Fiat and its wholly-owned subsidiary--the buyer that will carry on Chrysler’s business--have entered into a “Master Transaction Agreement” with Chrysler and most of its subsidiaries. The U.S. Treasury, the Canada Development Investment Corporation and an independent health care trust have entered into agreements to subscribe for equity membership interests and become Class A members of the buyer. The buyer will apply the proceeds of those subscriptions to pay its $2 billion cash acquisition price to Chrysler. Fiat has agreed to contribute to the buyer certain rights to Fiat technology--including product platforms, powertrains and other key technology, management services, access to international markets and other distribution enhancements--and retains a 20% membership interest. The buyer can increase its 20% interest to 35% in three tranches of 5% each by satisfying certain performance metrics. Fiat also has the option to own a 51% membership interest in the buyer. Fiat and the buyer will be cooperating in the development of joint purchasing programs, the sale of Fiat products in North America and the sale of the buyers products elsewhere through Fiat’s network, R&D activities and branding opportunities.
According to the White House’s initial announcement of the deal on April 30
- The U.S. Treasury will receive 8% of the equity of the new Chrysler and also has the right to select the initial group of four independent directors of the buyer; and
- The Canadian participant will receive 2% of the buyer’s equity of the buyer and will have the right to select one independent director on the same basis as the four independent directors initially chosen by the U.S.
Analyzing these parties and their relationship to each other under the U.S regime for regulating foreign investment leads to a conclusion that their deal is a “covered transaction.” Covered transactions are subject to the voluntary notice procedures that CFIUS administers and to unilateral CFIUS review if no filing has been made. If a deal is a “transaction” with “foreign person,” and if as a result the foreign person acquires “control” or could acquire “control” of a U.S. business, then the transaction is a covered transaction. The FINSA regulations give the words in quotation marks special meanings. Applying those special meanings to the facts of the deal determines whether the voluntary filing requirement apples.
- First, since the transaction among Chrysler and the other parties is an acquisition, it is a “transaction.”
- Second because Chrysler is a business entity engaged in U.S. interstate commerce, it is a “U.S. business.”
- Third, is the buyer a “foreign person”? Under the rules, a “foreign person” is any entity over which a foreign person exercises control. Fiat is a foreign person. Before the deal it owns 100% of the buyer.

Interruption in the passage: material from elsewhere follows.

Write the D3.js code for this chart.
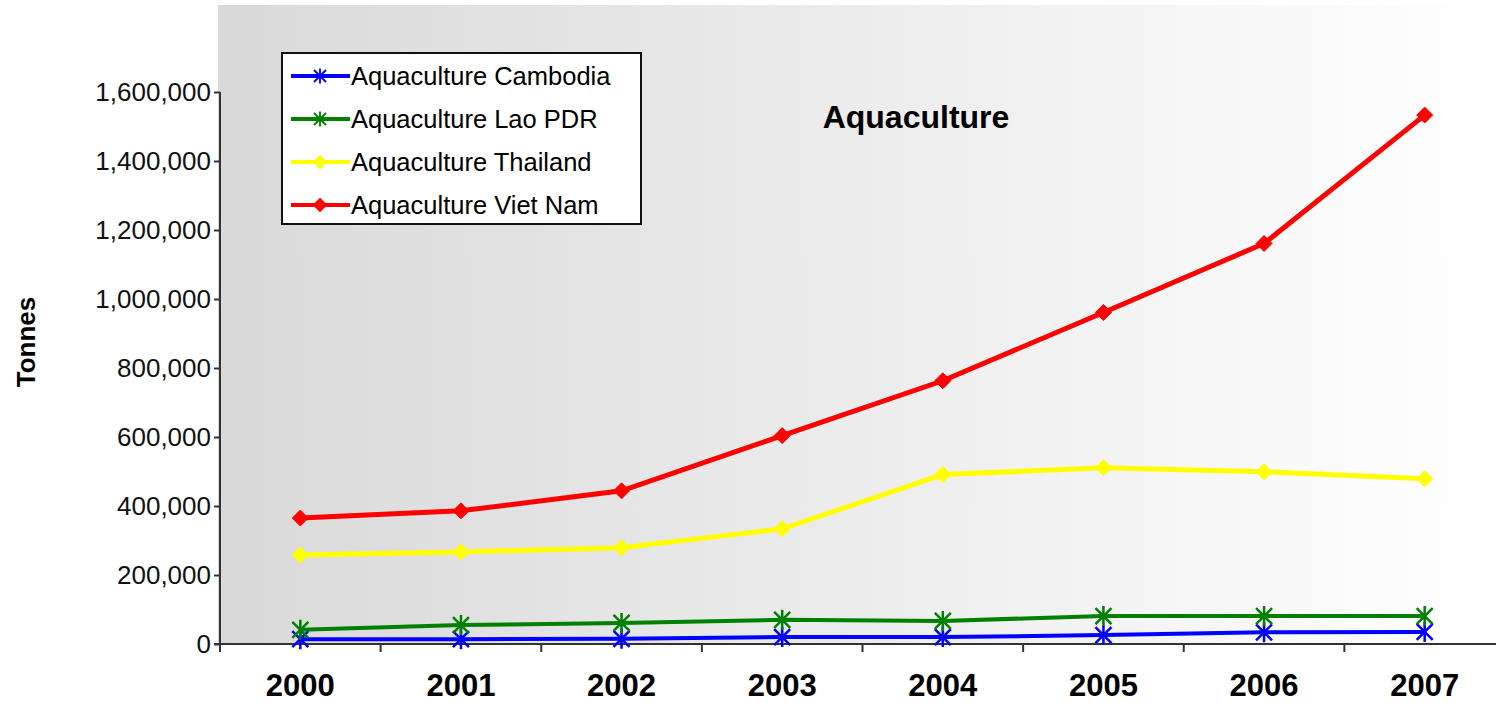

After the deal it owns 20% of the buyer with the right to own 51%. The rules define control to mean the power to “determine, direct or decide important matters affecting an entity.” The basis for the right need not be a majority position; a “dominant minority” is sufficient. Fiat’s business arrangements with the buyer, the board members it presumably will be able to appoint and its ability to achieve 51% ownership satisfy the requirements for control to exist. The public's perception, expressed by Carcorner, is that Fiat is in control.
- Fourth, the buyer--a foreign person--is conclusively acquiring control of Chrysler.
If the parties have entered into a covered transaction, have they filed with CFIUS? Although their agreement details what antitrust filings the parties will make, it uses general, non-specific language for all other governmental filings. The receipt of governmental approvals was a condition to closing for all parties. Was the condition met or was it waived to close ASAP? The details of what filings were being made are in annexes to the agreement that do not appear to be publicly available.
It may be interesting to speculate here. In all likelihood, the parties have made their CFIUS filing. If Chrysler and Fiat have not filed, however, it may be because they perceive no national security aspect to their deal and therefore no risk that, because of the absence of a filing, CFIUS will challenge their deal--a risk that few others might take. In its December 2008 Annual Report, CFIUS provided data on filed transactions in the transportation segment of the manufacturing sector. This means that other parties in the industry concluded that there was sufficient connection between the segment and U.S. national security to justify the time, expense and delay of filing a notice with CFIUS. The Report also points out that CFIUS monitors surface transportation and industrial automation as “critical technologies.”
Since all CFIUS filings are shielded from public access, until CFIUS issues its next annual report the public may not know whether Fiat and Chrysler filed. If they haven’t, could CFIUS challenge the deal when a different administration is elected?